Pour Vincent Gilles, président du syndicat de police belge SLFP (Syndicat Libre de la Fonction publique), les violences à l’encontre des policiers sont alarmantes. Selon une étude réalisée par le syndicat, 38,8 % des fonctionnaires auraient été victimes de violence lors des 12 derniers mois. Vincent Gilles explique que ce chiffre « obtenu par leurs moyens » a pour but d' »essayer de quantifier cette violence ». En effet il s’agit d’une violence difficilement quantifiable, car le syndicaliste souligne que « les policiers et policières sont très réticents à témoigner ». Mais la police fédérale a tout de même pu recueillir près de 13 000 cas de violence en 2020. Sont considérés comme une violence envers la police tout acte physique violent, mais aussi les violences verbales et les menaces.
Mais selon Vincent Gilles, une autre de ces violences est ce qu’il considère comme des attaques injustifiées à l’égard de la police en termes de communication. Les communiqués lors de la manifestation Black LivesMatter, il y a un an à Bruxelles, diffusaient, à tort d’après lui, le message selon lequel les « policiers et policières belges sont des assassins ». Or, dit-il, « la police belge n’a rien à voir avec la police américaine ou française ».
Qui s’en prend à la police ?
Les attaques enregistrées viennent généralement de la part de citoyens lors d’interventions policières. Les critiques, jugées infondées par le syndicaliste, viennent, quant à elles, de divers organismes et associations comme Amnesty. Philippe Hensmans, le patron de la branche belge de l’ONG assure que ce n’est pas la police qui est visée par Amnesty, mais surtout le gouvernement. « Nous nous intéressons à la façon dont tous les corps qui sont censés respecter les droits humains le font », précise-t-il. Amnesty ne s’intéresse à la police que lorsqu’elle reçoit « des témoignages et que quelque chose manifestement ne tourne pas rond ».

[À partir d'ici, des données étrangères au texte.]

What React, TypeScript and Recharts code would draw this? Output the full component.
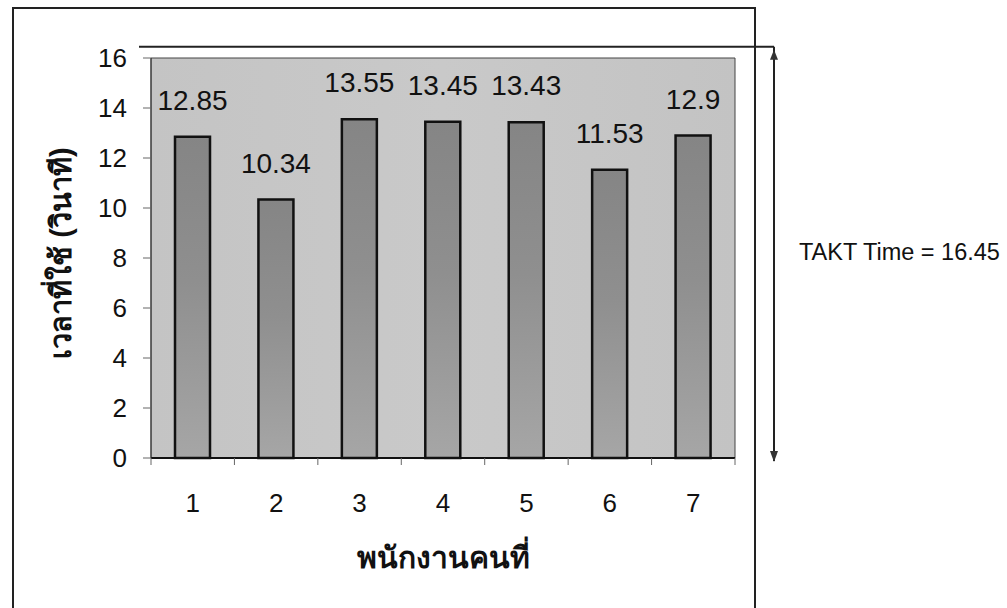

Pour le moment, ce qui ressort des différentes enquêtes réalisées suite à ces situations inquiétantes, c’est qu’il y a pour le président d’Amnesty Belgique « un énorme besoin de formation dans la police ». En effet, déjà en 2019 le Comité P rapportait qu’en Belgique plus de 20 policiers étaient impliqués dans plus de 500 faits de violence illégitime. A cela s’ajoute le rapport d’Amnesty « Police et pandémie » dans lequel la Belgique fait partie des 12 pays européens qui préoccupent l’ONG concernant le racisme institutionnel et la violation des droits humains. Ce rapport a notamment donné lieu à la création de la plateforme « Pas normal – Stop Ethnic Profiling » qui a pour but de mettre un terme au profilage ethnique en Belgique. Les cas de violences policières se seraient donc multipliés à la suite de la pandémie. Vincent Gilles assure que « l’année 2020 a représenté un ralentissement drastique au niveau des attaques sur les collègues, car il y avait moins de monde dans les rues », cependant ce n’est apparemment pas le cas du côté des civils.
Une augmentation du profilage ethnique pendant la pandémie
Nicha Mbuli, porte-parole francophone de Stop Ethnic Profiling remarque une hausse du contrôle au faciès depuis le début de la pandémie. Selon elle c’est « une réalité », « on a pu voir une différence de traitement, entre par exemple un contrôle à Schaerbeek ou à Saint Josse, ou un contrôle à Uccle ». Elle a recueilli des témoignages de personnes ayant le « sentiment qu’on les contrôlait parce qu’ils étaient d’origine étrangère, parce qu’ils habitaient un quartier tel que Schaerbeek ou Molenbeek ». La campagne Pas Normal – Stop Ethnic profiling qui est en place pour encore un an veut dénoncer l’utilisation par la police de critère tel que « la couleur de peau, de prétendue race, l’origine ou la religion », mais aussi renseigner les forces de l’ordre et les citoyens sur ce phénomène. L’objectif est aussi d’apaiser les tensions entre la police et les citoyens, car comme l’explique la porte-parole, « une personne qui subit un contrôle d’identité injustifié ou qui semble injuste a plus de méfiance vis-à-vis de la police qui est censée être là pour la protéger ».
Dans un contexte très sensible, où la police est effectivement devenue une cible et où les citoyens cherchent à dénoncer certains dérapages, les deux parties doivent continuer à chercher les voies d’un dialogue constructif.